Trotz dieser Herausforderungen legte die Währungsunion den Grundstein für die wirtschaftliche Annäherung der beiden deutschen Staaten. Die Bundesrepublik investierte in den folgenden Jahrzehnten enorme Summen in den Aufbau Ost, etwa durch den Solidaritätszuschlag, der zur Finanzierung von Infrastrukturprojekten, Sozialleistungen und anderen Maßnahmen in den neuen Bundesländern eingeführt wurde. Diese Investitionen führten zu einer spürbaren Verbesserung der Lebensverhältnisse in Ostdeutschland, auch wenn die wirtschaftliche Angleichung bis heute nicht vollständig abgeschlossen ist. Unterschiede in Löhnen, Renten und wirtschaftlicher Dynamik zwischen Ost und West sind weiterhin spürbar, wenngleich die Lebensverhältnisse sich deutlich angenähert haben.
Auf europäischer Ebene hatte die deutsche Währungsunion weitreichende Auswirkungen. Sie war ein entscheidender Schritt in Richtung einer stärkeren europäischen Integration, da sie die Grundlage für die spätere Einführung des Euro als gemeinsame Währung in der Europäischen Union schuf. Die Erfahrungen aus der deutschen Währungsunion – sowohl die Erfolge als auch die Herausforderungen – dienten als Lehre für die Einführung des Euro, insbesondere im Hinblick auf die Schwierigkeiten, unterschiedliche Wirtschaftssysteme und -stärken unter einer gemeinsamen Währung zu vereinen.
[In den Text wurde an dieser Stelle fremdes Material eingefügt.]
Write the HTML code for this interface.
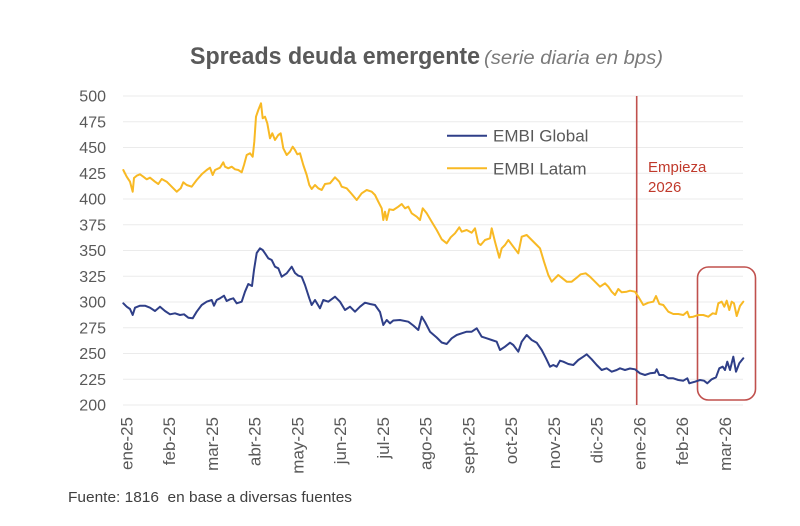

Gleichzeitig stärkte die deutsche Wiedervereinigung die geopolitische Stellung Deutschlands in Europa und machte die Bundesrepublik zu einem noch wichtigeren Akteur in der europäischen Politik.
35 Jahre nach der Währungsunion ist es wichtig, diesen historischen Schritt in seinem Gesamtkontext zu betrachten. Er war ein mutiger Akt, der unter enormem Zeitdruck und unter schwierigen wirtschaftlichen und politischen Bedingungen umgesetzt wurde. Trotz der unbestreitbaren Erfolge, wie der Schaffung einer einheitlichen Währung und der wirtschaftlichen Stabilisierung Ostdeutschlands, bleiben die sozialen und wirtschaftlichen Folgen bis heute spürbar. Die Währungsunion war ein Symbol für die Einheit Deutschlands, aber auch ein Prozess, der die Komplexität der Vereinigung zweier unterschiedlicher Systeme verdeutlichte.
Sie bleibt ein Lehrstück über die Chancen und Risiken großer politischer und wirtschaftlicher Umwälzungen und ein Meilenstein auf dem Weg zu einem vereinten Europa.